DATA LINES —
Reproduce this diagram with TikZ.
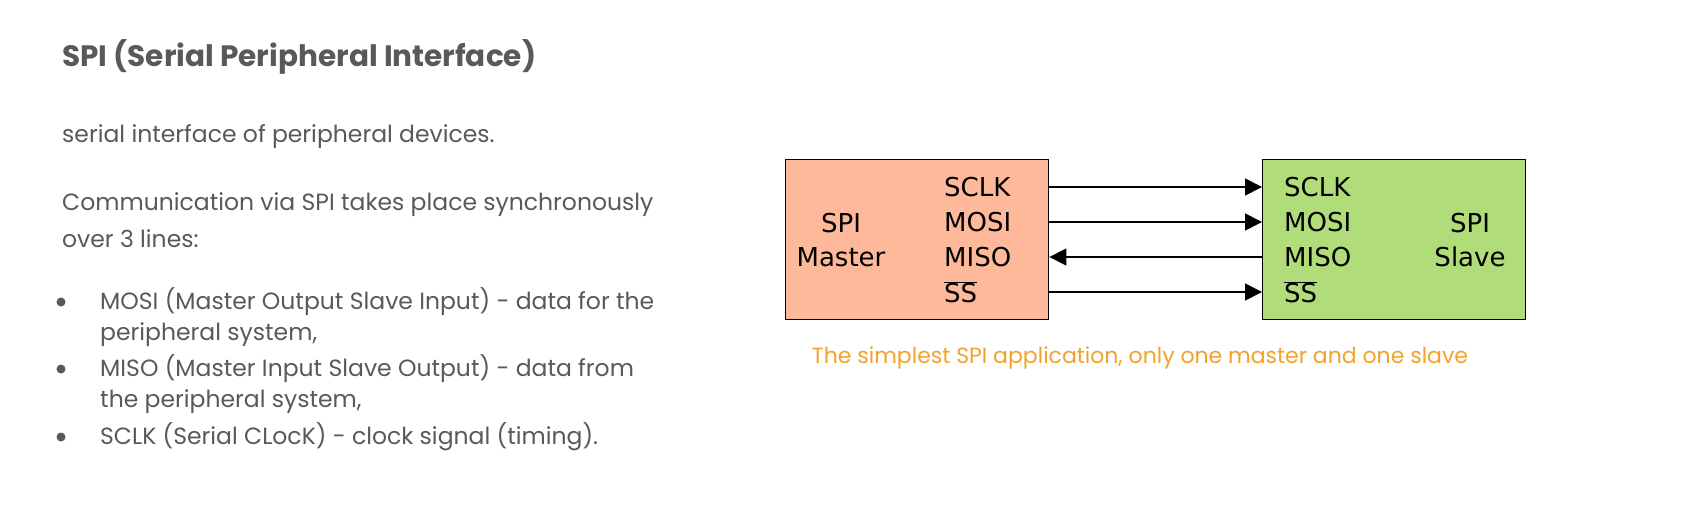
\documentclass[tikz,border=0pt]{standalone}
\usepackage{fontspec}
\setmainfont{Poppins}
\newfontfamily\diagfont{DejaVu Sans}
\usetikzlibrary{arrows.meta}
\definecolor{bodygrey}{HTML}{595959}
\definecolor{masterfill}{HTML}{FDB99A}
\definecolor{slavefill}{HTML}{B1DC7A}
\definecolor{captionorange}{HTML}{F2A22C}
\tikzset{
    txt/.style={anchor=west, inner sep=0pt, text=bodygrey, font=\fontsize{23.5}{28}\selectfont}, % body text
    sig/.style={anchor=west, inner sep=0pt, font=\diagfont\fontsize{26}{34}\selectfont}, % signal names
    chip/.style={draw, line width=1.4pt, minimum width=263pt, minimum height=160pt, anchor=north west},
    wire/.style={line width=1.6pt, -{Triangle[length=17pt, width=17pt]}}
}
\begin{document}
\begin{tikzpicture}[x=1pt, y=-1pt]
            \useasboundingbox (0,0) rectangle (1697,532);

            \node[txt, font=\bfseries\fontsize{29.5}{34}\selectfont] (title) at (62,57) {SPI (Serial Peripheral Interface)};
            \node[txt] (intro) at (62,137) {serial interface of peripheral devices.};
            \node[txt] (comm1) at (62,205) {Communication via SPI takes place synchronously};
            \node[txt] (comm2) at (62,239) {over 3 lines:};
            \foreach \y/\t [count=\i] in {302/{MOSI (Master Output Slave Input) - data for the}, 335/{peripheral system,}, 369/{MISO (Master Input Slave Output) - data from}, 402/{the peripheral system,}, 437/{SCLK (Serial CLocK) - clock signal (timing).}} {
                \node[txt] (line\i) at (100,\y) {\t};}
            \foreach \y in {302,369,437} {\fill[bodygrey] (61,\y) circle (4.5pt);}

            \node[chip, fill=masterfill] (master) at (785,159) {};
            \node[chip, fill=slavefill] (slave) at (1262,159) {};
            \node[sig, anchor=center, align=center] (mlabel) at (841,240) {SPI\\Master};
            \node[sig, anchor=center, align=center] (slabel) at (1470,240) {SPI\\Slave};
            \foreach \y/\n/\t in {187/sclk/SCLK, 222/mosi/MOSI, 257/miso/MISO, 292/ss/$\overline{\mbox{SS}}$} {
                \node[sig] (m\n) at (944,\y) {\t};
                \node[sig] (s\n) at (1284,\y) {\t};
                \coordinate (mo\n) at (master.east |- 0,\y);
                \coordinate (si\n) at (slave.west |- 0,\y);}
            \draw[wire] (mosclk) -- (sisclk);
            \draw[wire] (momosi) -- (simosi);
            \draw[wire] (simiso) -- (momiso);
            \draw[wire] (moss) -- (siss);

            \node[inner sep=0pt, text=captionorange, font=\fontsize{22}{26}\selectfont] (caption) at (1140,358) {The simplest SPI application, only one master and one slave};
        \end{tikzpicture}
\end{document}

WRITTEN TASK — Restate the data above word for word. Do not include the images.

CORRECT RESPONSE —
Reproduce this diagram with TikZ.
\documentclass[tikz,border=0pt]{standalone}
\usepackage{fontspec}
\setmainfont{Poppins}
\newfontfamily\diagfont{DejaVu Sans}
\usetikzlibrary{arrows.meta}
\definecolor{bodygrey}{HTML}{595959}
\definecolor{masterfill}{HTML}{FDB99A}
\definecolor{slavefill}{HTML}{B1DC7A}
\definecolor{captionorange}{HTML}{F2A22C}
\tikzset{
    txt/.style={anchor=west, inner sep=0pt, text=bodygrey, font=\fontsize{23.5}{28}\selectfont}, % body text
    sig/.style={anchor=west, inner sep=0pt, font=\diagfont\fontsize{26}{34}\selectfont}, % signal names
    chip/.style={draw, line width=1.4pt, minimum width=263pt, minimum height=160pt, anchor=north west},
    wire/.style={line width=1.6pt, -{Triangle[length=17pt, width=17pt]}}
}
\begin{document}
\begin{tikzpicture}[x=1pt, y=-1pt]
            \useasboundingbox (0,0) rectangle (1697,532);

            \node[txt, font=\bfseries\fontsize{29.5}{34}\selectfont] (title) at (62,57) {SPI (Serial Peripheral Interface)};
            \node[txt] (intro) at (62,137) {serial interface of peripheral devices.};
            \node[txt] (comm1) at (62,205) {Communication via SPI takes place synchronously};
            \node[txt] (comm2) at (62,239) {over 3 lines:};
            \foreach \y/\t [count=\i] in {302/{MOSI (Master Output Slave Input) - data for the}, 335/{peripheral system,}, 369/{MISO (Master Input Slave Output) - data from}, 402/{the peripheral system,}, 437/{SCLK (Serial CLocK) - clock signal (timing).}} {
                \node[txt] (line\i) at (100,\y) {\t};}
            \foreach \y in {302,369,437} {\fill[bodygrey] (61,\y) circle (4.5pt);}

            \node[chip, fill=masterfill] (master) at (785,159) {};
            \node[chip, fill=slavefill] (slave) at (1262,159) {};
            \node[sig, anchor=center, align=center] (mlabel) at (841,240) {SPI\\Master};
            \node[sig, anchor=center, align=center] (slabel) at (1470,240) {SPI\\Slave};
            \foreach \y/\n/\t in {187/sclk/SCLK, 222/mosi/MOSI, 257/miso/MISO, 292/ss/$\overline{\mbox{SS}}$} {
                \node[sig] (m\n) at (944,\y) {\t};
                \node[sig] (s\n) at (1284,\y) {\t};
                \coordinate (mo\n) at (master.east |- 0,\y);
                \coordinate (si\n) at (slave.west |- 0,\y);}
            \draw[wire] (mosclk) -- (sisclk);
            \draw[wire] (momosi) -- (simosi);
            \draw[wire] (simiso) -- (momiso);
            \draw[wire] (moss) -- (siss);

            \node[inner sep=0pt, text=captionorange, font=\fontsize{22}{26}\selectfont] (caption) at (1140,358) {The simplest SPI application, only one master and one slave};
        \end{tikzpicture}
\end{document}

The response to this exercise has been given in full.